The Canadian government has announced retaliatory tariffs on the U.S. after President Donald Trump imposed tariffs on Canadian, Mexican, and Chinese goods. The Canadian tariffs will be levied on $155 billion worth of U.S. goods—including a 25% tariff on American-made electric vehicles, a move that will impact Tesla’s entire lineup in Canada.

On Saturday Trump announced their tariffs, which take effect Tuesday and include a 25% duty on imports from Canada and Mexico and a 10% tariff on Chinese goods. Trump justified the move by claiming that Canada is not doing enough to stop the flow of fentanyl into the United States, stating that the tariffs will remain in place until he is “satisfied” with Canada’s actions on the issue.

In response, Prime Minister Justin Trudeau said Canadian tariffs on $30 billion worth of U.S. goods will also take effect Tuesday, followed by further tariffs on $125 billion worth of U.S. products to give Canadian businesses time to adjust supply chains. Notably, electric vehicles will be included in this second wave of tariffs, significantly affecting the Canadian EV market.

Impact on Canadian Tesla and EV Buyers

Tesla buyers in Canada may see steep price increases on vehicles imported from the U.S., as the Model Y, Model 3, Model S, and Model X all originate from Tesla’s American factories—Fremont and Giga Texas.

These price increases would be on top of the price increases earlier this week of as much as $9,000.

The impact extends beyond Tesla—Ford, General Motors, Lucid, and Rivian, among others, will also be affected, as any EV imported from the U.S. will be subject to the 25% tariff, which will likely result in major price increases.

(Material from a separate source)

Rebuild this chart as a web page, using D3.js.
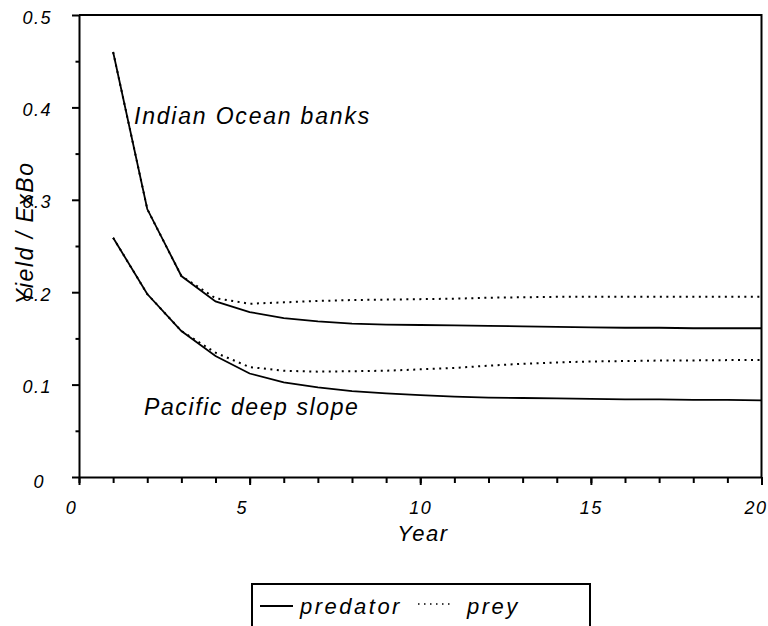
<!DOCTYPE html>
<html>
<head>
<meta charset="utf-8">
<script src="https://cdn.jsdelivr.net/npm/d3@7"></script>
<style>
  html, body { margin: 0; padding: 0; background: #fff; }
  svg { display: block; }
  text { font-family: "Liberation Sans", Arial, sans-serif; font-style: italic; fill: #000; }
</style>
</head>
<body>
<svg id="chart" width="768" height="626"></svg>
<script>
// Simulated yield per unit biomass over 20 years
const years = d3.range(1, 21);

const indianPredator = [0.46, 0.29, 0.2175, 0.19, 0.1785, 0.172, 0.1685, 0.166, 0.165, 0.1645,
                        0.164, 0.1635, 0.163, 0.1625, 0.162, 0.1615, 0.1615, 0.161, 0.161, 0.161];
const indianPrey     = [0.46, 0.29, 0.2175, 0.1935, 0.1875, 0.189, 0.1905, 0.1915, 0.192, 0.1925,
                        0.193, 0.194, 0.1945, 0.195, 0.195, 0.195, 0.195, 0.195, 0.195, 0.195];
const pacificPredator = [0.259, 0.198, 0.158, 0.131, 0.112, 0.1025, 0.097, 0.093, 0.0905, 0.0885,
                         0.087, 0.086, 0.0855, 0.085, 0.0845, 0.084, 0.084, 0.0835, 0.0835, 0.083];
const pacificPrey     = [0.259, 0.198, 0.158, 0.1345, 0.119, 0.115, 0.114, 0.1145, 0.115, 0.1165,
                         0.118, 0.1205, 0.1225, 0.124, 0.125, 0.1255, 0.126, 0.1262, 0.1265, 0.1266];

const xMajorTicks = [0, 5, 10, 15, 20];
const xMinorTicks = d3.range(0, 21);
const yMajorTicks = [0, 0.1, 0.2, 0.3, 0.4, 0.5];
const yMinorTicks = [0.05, 0.15, 0.25, 0.35, 0.45];

const seriesLabels = ["Indian Ocean banks", "Pacific deep slope"];
const legendLabels = ["predator", "prey"];

const svg = d3.select("#chart");

const x = d3.scaleLinear().domain([0, 20]).range([79, 761.5]);
const y = d3.scaleLinear().domain([0, 0.5]).range([477, 15]);

// Frame: top and right edges
svg.append("path")
  .attr("d", `M${x(0)},${y(0.5)}H${x(20)}V${y(0)}`)
  .attr("fill", "none").attr("stroke", "#000").attr("stroke-width", 2);

// Minor ticks
svg.append("g")
  .attr("transform", `translate(0,${y(0)})`)
  .call(d3.axisBottom(x).tickValues(xMinorTicks).tickSize(6).tickFormat(""))
  .call(g => g.select(".domain").remove())
  .call(g => g.selectAll("line").attr("stroke-width", 2));
svg.append("g")
  .attr("transform", `translate(${x(0)},0)`)
  .call(d3.axisLeft(y).tickValues(yMinorTicks).tickSize(3.5).tickFormat(""))
  .call(g => g.select(".domain").remove())
  .call(g => g.selectAll("line").attr("stroke-width", 2));

// Major axes
const xAxis = svg.append("g")
  .attr("transform", `translate(0,${y(0)})`)
  .call(d3.axisBottom(x).tickValues(xMajorTicks).tickSize(8).tickSizeOuter(0).tickPadding(16)
        .tickFormat(d3.format("d")));
xAxis.select(".domain").attr("stroke-width", 2);
xAxis.selectAll("line").attr("stroke-width", 2);
// single-digit labels sit a little left of their ticks; the last one is kept inside the frame
xAxis.selectAll("text")
  .attr("font-size", 18).attr("font-family", null).attr("letter-spacing", 1.5)
  .attr("dx", d => d === 20 ? -6 : (d < 10 ? -8 : 0));

const yAxis = svg.append("g")
  .attr("transform", `translate(${x(0)},0)`)
  .call(d3.axisLeft(y).tickValues(yMajorTicks).tickSize(7).tickSizeOuter(0).tickPadding(26)
        .tickFormat(d => d === 0 ? "0" : d3.format(".1f")(d)));
yAxis.select(".domain").attr("stroke-width", 2);
yAxis.selectAll("line").attr("stroke-width", 2);
yAxis.selectAll("text")
  .attr("font-size", 18).attr("font-family", null).attr("letter-spacing", 1.5)
  .attr("dy", d => d === 0 ? "0.6em" : "0.45em")
  .attr("dx", d => d === 0 ? -1 : 6)
  .attr("text-anchor", "end");

// Axis titles
svg.append("text")
  .attr("x", 423).attr("y", 541)
  .attr("text-anchor", "middle").attr("font-size", 22).attr("letter-spacing", 1.5)
  .text("Year");
svg.append("text")
  .attr("transform", `translate(33,233) rotate(-90)`)
  .attr("text-anchor", "middle").attr("font-size", 23).attr("letter-spacing", 1.5)
  .text("Yield / ExBo");

// Series lines
const line = d3.line().x((d, i) => x(years[i])).y(d => y(d));
const series = [
  { values: indianPrey, dash: "2,4.5" },
  { values: pacificPrey, dash: "2,4.5" },
  { values: indianPredator, dash: null },
  { values: pacificPredator, dash: null }
];
svg.selectAll(".series")
  .data(series)
  .join("path")
  .attr("class", "series")
  .attr("d", d => line(d.values))
  .attr("fill", "none")
  .attr("stroke", "#000")
  .attr("stroke-width", d => d.dash ? 2 : 1.8)
  .attr("stroke-dasharray", d => d.dash);

// Region labels
svg.append("text").attr("x", 134).attr("y", 124).attr("font-size", 23)
  .attr("letter-spacing", 1.8).text(seriesLabels[0]);
svg.append("text").attr("x", 144).attr("y", 415).attr("font-size", 23)
  .attr("letter-spacing", 1.6).text(seriesLabels[1]);

// Legend
const legend = svg.append("g");
legend.append("rect")
  .attr("x", 252).attr("y", 584).attr("width", 338).attr("height", 60)
  .attr("fill", "#fff").attr("stroke", "#000").attr("stroke-width", 2);
legend.append("line").attr("x1", 260).attr("x2", 293).attr("y1", 606).attr("y2", 606)
  .attr("stroke", "#000").attr("stroke-width", 2);
legend.append("text").attr("x", 300).attr("y", 614).attr("font-size", 22)
  .attr("letter-spacing", 2.5).text(legendLabels[0]);
legend.append("line").attr("x1", 418).attr("x2", 452).attr("y1", 604).attr("y2", 604)
  .attr("stroke", "#000").attr("stroke-width", 1.5).attr("stroke-dasharray", "1.5,4.5");
legend.append("text").attr("x", 467).attr("y", 614).attr("font-size", 22)
  .attr("letter-spacing", 2.5).text(legendLabels[1]);
</script>
</body>
</html>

Canada Already Imposes a 100% Tariff on Chinese EVs

These tariffs come soon after Canada imposed a 100% tariff on Chinese-made EVs, which took effect on October 1, 2024. This policy was designed to protect North American automakers from a flood of lower-cost Chinese electric vehicles that have been disrupting global markets.

For Tesla, which had been importing vehicles from Giga Shanghai into Canada, the company had to switch back to supplying Canada with U.S. made cars. Now, Tesla has no options to avoid the tariffs, as shifting to supply cars from Giga Berlin is unlikely as that factory only builds the Model Y.

For Canadian consumers, these combined policies could make affordable EV options even harder to find. With Chinese EVs already effectively banned due to tariffs, and now U.S.-made Teslas and other American EVs facing steep price hikes, along with the federal iZEV rebate program recently ending, the options for buying an electric vehicle at a reasonable price in Canada will likely be shrinking. Eye soon.

Meanwhile, automakers with operations in Canada, like Stellantis (Windsor-built Chrysler Pacifica Hybrid) and General Motors (Ingersoll-built BrightDrop EVs) could benefit from the tariffs, as their vehicles would remain tariff-free and become more attractive to Canadian buyers.